## Task brief
Write the lines out exactly as they stand, from the one containing "Write the Chart.js code for this chart." through the one containing "const e895Y = [4.38, 4.64, 4.42, 4.45];", and only those. Omit pictures.

## Entries shown
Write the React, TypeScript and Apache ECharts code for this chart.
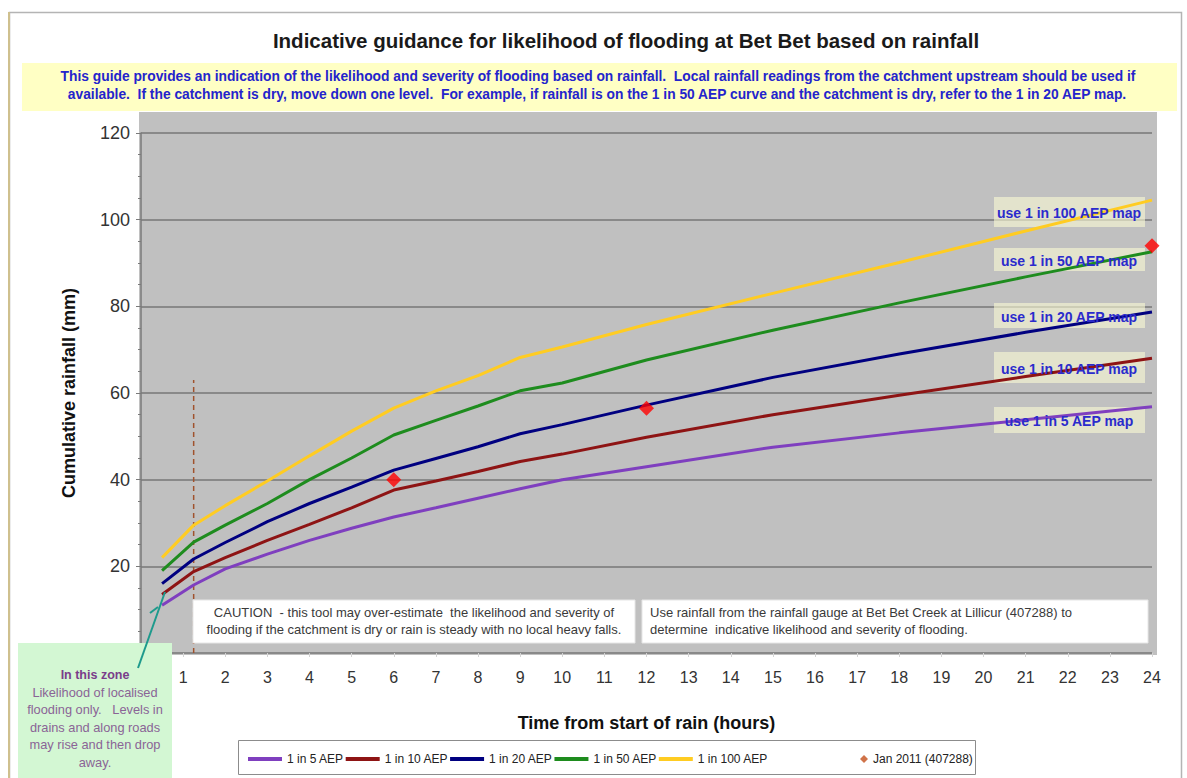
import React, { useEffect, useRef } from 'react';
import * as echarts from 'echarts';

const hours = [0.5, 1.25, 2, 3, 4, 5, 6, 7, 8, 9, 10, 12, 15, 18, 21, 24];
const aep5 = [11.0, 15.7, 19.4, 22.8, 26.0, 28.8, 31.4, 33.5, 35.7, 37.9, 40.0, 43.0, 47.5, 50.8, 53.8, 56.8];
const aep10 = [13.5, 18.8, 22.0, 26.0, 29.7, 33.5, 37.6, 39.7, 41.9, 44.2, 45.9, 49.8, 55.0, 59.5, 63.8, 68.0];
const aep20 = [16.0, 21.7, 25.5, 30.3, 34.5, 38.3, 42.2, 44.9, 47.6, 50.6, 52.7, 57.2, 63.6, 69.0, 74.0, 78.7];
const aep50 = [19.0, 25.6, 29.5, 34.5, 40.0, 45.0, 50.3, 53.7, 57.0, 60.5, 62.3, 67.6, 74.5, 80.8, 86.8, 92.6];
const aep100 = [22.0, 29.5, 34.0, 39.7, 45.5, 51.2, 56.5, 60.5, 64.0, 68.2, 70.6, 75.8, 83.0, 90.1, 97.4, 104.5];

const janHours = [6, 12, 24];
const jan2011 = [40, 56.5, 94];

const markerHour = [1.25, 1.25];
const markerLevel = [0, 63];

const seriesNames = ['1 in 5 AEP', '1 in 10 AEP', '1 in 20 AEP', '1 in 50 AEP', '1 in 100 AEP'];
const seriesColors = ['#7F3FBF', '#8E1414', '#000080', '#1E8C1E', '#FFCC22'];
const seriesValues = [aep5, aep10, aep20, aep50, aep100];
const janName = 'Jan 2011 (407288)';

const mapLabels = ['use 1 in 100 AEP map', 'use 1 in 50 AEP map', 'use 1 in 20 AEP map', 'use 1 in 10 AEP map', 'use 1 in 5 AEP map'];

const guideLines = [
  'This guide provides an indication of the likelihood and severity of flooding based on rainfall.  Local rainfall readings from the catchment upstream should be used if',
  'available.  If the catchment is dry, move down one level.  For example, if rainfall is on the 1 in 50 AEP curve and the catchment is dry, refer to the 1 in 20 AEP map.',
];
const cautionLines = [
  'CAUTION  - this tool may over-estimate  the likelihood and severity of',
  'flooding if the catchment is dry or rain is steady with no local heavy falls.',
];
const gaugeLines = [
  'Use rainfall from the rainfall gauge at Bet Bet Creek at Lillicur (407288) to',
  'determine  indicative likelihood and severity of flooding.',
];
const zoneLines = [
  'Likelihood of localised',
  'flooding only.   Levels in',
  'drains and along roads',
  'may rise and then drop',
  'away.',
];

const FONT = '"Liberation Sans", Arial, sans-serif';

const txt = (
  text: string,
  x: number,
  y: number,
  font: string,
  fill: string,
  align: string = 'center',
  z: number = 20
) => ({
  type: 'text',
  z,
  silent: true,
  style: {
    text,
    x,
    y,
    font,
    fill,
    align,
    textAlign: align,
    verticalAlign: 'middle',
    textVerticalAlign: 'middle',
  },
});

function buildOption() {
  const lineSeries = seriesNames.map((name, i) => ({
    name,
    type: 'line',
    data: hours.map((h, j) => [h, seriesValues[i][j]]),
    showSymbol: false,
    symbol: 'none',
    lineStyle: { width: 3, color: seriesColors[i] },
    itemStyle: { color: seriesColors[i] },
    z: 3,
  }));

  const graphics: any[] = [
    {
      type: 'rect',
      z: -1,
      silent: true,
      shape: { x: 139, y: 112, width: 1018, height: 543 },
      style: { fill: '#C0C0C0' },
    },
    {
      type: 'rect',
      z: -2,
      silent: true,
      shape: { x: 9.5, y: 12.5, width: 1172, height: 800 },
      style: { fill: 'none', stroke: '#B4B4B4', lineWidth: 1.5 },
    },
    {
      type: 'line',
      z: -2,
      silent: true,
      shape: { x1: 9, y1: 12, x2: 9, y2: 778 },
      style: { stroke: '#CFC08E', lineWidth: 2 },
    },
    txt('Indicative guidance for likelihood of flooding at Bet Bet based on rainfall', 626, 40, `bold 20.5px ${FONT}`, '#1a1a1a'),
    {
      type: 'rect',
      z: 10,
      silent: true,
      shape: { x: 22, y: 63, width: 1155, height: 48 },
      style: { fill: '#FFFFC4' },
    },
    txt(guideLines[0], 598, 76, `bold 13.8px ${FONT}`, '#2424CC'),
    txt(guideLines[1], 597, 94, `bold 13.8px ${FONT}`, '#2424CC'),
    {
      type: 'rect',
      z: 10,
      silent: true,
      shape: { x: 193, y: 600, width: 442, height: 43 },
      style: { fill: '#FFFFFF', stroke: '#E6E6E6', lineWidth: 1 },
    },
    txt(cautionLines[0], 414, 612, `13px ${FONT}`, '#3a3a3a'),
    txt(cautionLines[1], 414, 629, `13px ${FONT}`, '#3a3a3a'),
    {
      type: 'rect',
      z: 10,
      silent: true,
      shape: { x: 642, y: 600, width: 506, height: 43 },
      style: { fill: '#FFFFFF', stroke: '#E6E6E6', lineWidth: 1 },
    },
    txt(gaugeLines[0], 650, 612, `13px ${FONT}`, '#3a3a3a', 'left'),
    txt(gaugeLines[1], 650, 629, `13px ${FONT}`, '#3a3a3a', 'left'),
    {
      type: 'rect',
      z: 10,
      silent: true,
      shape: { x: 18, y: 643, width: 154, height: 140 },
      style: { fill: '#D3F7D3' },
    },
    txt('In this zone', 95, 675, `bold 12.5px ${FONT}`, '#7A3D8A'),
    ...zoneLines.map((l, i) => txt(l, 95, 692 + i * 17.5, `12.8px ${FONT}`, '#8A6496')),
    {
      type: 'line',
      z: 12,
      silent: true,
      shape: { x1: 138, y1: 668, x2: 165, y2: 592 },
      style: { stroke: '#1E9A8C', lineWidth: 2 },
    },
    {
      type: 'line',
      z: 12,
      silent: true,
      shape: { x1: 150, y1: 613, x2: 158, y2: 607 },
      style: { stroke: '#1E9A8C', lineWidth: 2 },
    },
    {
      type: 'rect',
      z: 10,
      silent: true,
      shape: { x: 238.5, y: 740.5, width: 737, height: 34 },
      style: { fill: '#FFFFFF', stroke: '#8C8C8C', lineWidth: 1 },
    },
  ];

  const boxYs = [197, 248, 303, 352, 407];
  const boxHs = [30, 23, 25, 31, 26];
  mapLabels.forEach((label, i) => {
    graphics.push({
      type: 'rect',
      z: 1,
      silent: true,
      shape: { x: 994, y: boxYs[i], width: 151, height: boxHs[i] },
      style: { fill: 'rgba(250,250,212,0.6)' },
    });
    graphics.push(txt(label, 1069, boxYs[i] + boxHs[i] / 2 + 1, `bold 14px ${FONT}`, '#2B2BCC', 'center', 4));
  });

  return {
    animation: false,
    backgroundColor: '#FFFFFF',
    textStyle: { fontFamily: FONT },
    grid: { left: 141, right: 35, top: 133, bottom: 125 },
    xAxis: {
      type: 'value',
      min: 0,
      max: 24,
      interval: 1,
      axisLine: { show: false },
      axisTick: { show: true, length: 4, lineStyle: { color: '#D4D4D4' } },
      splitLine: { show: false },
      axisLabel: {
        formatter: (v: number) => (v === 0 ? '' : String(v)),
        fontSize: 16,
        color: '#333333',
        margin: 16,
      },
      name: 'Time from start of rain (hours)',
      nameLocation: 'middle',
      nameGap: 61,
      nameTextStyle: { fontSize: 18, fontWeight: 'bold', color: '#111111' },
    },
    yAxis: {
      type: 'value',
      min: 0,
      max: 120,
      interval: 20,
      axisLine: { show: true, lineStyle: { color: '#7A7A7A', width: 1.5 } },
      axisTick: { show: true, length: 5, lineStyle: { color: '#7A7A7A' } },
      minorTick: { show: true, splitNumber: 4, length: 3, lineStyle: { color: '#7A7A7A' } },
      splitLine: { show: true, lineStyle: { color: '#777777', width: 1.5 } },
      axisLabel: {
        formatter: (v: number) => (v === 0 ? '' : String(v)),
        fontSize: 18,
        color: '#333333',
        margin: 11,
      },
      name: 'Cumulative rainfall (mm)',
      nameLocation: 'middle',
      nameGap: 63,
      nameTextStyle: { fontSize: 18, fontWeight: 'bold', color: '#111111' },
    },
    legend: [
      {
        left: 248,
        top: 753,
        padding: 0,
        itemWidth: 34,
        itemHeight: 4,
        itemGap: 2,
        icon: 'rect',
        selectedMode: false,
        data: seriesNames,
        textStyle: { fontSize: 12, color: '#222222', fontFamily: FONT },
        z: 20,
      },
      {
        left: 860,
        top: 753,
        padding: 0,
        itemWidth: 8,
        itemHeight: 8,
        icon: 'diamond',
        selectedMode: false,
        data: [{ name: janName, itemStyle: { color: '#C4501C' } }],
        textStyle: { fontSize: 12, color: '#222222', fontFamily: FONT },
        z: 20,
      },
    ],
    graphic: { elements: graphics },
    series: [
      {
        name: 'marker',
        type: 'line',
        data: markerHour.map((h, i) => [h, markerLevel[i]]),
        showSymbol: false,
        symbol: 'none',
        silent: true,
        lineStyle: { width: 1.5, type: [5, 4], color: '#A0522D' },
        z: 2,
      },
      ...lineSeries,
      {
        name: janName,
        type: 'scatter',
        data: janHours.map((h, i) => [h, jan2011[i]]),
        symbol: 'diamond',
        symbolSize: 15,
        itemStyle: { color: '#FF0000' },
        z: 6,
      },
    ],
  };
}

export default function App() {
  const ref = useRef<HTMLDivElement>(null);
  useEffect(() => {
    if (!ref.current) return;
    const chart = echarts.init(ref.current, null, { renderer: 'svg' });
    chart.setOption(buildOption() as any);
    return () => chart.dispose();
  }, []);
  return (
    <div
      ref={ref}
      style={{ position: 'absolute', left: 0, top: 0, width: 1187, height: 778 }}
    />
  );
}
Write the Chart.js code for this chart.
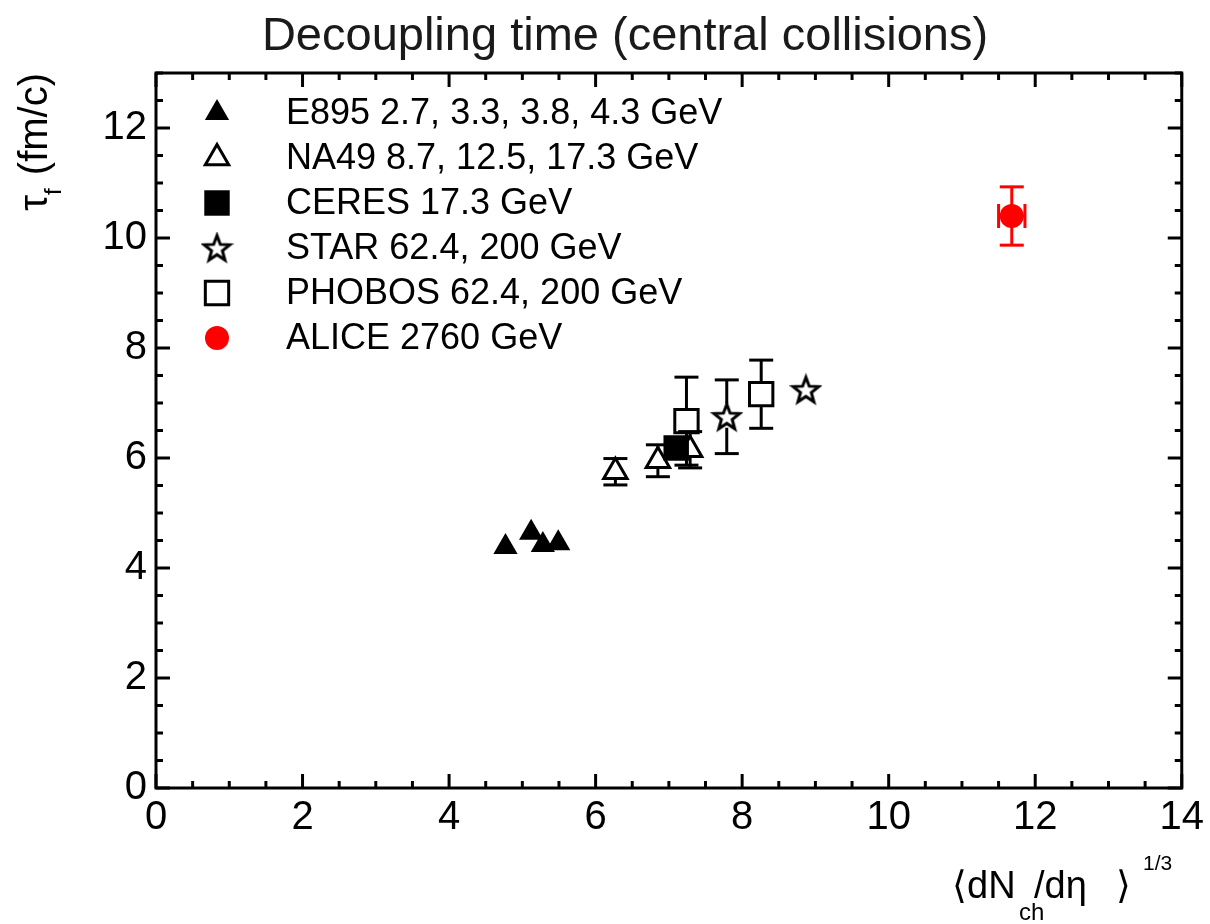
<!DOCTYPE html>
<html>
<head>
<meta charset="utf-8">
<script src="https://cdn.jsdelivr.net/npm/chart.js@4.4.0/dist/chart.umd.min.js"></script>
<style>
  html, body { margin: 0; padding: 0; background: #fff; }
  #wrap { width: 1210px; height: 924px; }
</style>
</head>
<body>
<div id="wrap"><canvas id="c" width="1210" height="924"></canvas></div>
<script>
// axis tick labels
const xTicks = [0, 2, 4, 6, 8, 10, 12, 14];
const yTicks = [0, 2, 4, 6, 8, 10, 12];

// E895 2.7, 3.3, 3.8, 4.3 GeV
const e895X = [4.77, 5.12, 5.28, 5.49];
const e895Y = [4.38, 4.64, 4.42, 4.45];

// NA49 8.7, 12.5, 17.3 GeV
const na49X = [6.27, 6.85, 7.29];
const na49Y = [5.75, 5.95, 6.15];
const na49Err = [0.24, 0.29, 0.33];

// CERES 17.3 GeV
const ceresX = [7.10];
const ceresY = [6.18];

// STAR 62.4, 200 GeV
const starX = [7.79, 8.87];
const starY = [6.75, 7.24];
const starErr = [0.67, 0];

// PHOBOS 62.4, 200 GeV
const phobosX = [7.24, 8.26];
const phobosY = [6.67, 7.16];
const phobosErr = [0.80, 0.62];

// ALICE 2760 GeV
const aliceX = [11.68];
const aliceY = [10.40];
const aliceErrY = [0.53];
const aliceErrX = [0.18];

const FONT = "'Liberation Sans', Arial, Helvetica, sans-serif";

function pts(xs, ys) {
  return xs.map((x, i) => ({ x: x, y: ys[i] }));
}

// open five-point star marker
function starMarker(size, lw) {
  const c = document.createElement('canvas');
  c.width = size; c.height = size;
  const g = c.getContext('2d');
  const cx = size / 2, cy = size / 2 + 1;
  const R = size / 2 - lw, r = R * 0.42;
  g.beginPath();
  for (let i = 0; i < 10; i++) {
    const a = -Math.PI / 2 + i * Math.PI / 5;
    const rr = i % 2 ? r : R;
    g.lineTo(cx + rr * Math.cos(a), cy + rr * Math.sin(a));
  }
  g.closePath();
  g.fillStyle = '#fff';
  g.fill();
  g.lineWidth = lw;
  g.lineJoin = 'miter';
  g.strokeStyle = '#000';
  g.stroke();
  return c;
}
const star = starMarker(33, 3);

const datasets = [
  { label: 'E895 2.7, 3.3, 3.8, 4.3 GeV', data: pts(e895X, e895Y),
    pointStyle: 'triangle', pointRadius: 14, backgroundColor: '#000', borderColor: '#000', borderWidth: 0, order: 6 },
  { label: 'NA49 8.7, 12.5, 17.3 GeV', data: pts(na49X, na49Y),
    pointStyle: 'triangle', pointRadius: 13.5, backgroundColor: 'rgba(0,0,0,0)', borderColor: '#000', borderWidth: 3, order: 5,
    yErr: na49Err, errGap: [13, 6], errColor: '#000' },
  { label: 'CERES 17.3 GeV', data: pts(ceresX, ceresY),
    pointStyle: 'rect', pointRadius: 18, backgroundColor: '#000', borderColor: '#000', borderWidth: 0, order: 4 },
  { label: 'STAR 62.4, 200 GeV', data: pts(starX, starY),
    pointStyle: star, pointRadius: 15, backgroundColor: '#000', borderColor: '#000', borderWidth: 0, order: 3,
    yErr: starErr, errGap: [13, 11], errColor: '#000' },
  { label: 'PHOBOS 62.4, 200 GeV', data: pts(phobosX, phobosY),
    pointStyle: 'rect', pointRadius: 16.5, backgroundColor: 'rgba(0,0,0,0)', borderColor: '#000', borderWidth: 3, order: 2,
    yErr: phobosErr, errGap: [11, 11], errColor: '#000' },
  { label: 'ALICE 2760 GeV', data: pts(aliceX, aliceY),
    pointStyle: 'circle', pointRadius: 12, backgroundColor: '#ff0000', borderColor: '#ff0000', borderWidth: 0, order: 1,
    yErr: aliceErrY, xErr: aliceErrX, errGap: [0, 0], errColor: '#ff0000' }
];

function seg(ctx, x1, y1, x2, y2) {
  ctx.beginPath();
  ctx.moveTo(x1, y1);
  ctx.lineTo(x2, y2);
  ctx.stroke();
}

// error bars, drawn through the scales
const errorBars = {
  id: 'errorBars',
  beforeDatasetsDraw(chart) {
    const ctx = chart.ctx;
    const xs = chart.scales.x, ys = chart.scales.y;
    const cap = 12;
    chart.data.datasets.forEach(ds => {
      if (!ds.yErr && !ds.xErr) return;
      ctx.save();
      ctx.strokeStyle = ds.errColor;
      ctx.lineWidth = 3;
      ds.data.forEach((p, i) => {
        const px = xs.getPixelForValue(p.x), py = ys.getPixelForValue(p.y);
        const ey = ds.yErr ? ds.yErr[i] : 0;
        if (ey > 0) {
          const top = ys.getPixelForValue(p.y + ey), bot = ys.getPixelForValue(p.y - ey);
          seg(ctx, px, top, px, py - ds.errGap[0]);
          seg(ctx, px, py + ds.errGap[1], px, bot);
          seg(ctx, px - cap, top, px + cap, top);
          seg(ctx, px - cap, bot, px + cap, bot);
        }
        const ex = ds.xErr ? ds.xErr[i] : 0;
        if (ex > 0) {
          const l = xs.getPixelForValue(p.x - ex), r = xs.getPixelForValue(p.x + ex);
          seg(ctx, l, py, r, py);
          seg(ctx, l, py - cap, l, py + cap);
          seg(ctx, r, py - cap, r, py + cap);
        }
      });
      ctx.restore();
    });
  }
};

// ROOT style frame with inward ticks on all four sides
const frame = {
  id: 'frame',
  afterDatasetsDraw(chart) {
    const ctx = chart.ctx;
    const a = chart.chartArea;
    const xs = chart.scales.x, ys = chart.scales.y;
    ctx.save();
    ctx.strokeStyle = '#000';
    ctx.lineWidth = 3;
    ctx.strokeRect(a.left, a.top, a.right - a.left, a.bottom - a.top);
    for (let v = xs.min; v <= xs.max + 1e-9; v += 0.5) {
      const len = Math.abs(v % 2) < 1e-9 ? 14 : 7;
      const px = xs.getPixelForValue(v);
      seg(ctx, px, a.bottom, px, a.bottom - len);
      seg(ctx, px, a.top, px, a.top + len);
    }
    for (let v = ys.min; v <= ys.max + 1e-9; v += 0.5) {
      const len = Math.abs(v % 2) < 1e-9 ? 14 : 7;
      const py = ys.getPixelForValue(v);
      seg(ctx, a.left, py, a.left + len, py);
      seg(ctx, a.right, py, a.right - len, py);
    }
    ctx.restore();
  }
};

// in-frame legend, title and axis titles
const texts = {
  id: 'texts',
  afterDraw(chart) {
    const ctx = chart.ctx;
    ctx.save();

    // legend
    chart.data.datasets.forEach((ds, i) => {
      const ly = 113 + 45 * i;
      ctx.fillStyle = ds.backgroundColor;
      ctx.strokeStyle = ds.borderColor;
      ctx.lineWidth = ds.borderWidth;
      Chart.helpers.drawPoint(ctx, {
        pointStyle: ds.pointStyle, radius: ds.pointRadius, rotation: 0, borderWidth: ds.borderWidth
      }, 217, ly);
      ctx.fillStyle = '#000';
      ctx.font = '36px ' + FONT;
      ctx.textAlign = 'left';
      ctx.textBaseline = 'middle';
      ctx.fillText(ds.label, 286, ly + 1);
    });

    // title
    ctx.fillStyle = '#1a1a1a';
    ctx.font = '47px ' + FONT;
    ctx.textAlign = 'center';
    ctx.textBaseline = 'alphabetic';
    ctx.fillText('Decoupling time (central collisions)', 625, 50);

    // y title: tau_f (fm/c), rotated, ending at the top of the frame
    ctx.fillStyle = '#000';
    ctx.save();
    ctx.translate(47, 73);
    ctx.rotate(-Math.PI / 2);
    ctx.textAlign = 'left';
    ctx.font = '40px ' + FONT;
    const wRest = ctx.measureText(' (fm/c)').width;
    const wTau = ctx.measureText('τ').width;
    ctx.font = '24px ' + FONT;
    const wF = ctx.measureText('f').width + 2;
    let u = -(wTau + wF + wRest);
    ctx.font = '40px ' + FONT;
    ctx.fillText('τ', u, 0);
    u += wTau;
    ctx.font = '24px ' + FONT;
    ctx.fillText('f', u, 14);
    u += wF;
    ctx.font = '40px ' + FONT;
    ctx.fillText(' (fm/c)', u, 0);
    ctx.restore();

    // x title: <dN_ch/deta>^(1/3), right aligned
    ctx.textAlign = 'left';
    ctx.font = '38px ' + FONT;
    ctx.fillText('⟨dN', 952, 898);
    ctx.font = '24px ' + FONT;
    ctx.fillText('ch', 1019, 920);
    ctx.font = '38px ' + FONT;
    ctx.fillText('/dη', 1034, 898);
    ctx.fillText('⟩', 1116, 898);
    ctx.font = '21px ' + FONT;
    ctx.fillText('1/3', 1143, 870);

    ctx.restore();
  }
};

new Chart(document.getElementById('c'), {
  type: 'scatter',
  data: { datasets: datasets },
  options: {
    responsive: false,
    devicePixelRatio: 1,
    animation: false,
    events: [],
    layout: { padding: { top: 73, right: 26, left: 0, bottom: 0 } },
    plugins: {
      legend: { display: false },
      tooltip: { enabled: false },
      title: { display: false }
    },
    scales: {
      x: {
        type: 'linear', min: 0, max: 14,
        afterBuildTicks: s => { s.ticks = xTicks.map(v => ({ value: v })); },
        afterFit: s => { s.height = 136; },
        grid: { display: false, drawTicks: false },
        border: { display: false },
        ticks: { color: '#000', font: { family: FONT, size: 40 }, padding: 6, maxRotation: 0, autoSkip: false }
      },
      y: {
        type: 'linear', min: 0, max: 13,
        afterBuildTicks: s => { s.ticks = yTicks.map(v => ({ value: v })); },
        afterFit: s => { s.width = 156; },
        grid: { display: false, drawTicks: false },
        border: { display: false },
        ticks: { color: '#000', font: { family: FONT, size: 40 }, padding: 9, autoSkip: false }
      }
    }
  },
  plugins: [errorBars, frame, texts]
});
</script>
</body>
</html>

## Result of this task
Write the Chart.js code for this chart.
<!DOCTYPE html>
<html>
<head>
<meta charset="utf-8">
<script src="https://cdn.jsdelivr.net/npm/chart.js@4.4.0/dist/chart.umd.min.js"></script>
<style>
  html, body { margin: 0; padding: 0; background: #fff; }
  #wrap { width: 1210px; height: 924px; }
</style>
</head>
<body>
<div id="wrap"><canvas id="c" width="1210" height="924"></canvas></div>
<script>
// axis tick labels
const xTicks = [0, 2, 4, 6, 8, 10, 12, 14];
const yTicks = [0, 2, 4, 6, 8, 10, 12];

// E895 2.7, 3.3, 3.8, 4.3 GeV
const e895X = [4.77, 5.12, 5.28, 5.49];
const e895Y = [4.38, 4.64, 4.42, 4.45];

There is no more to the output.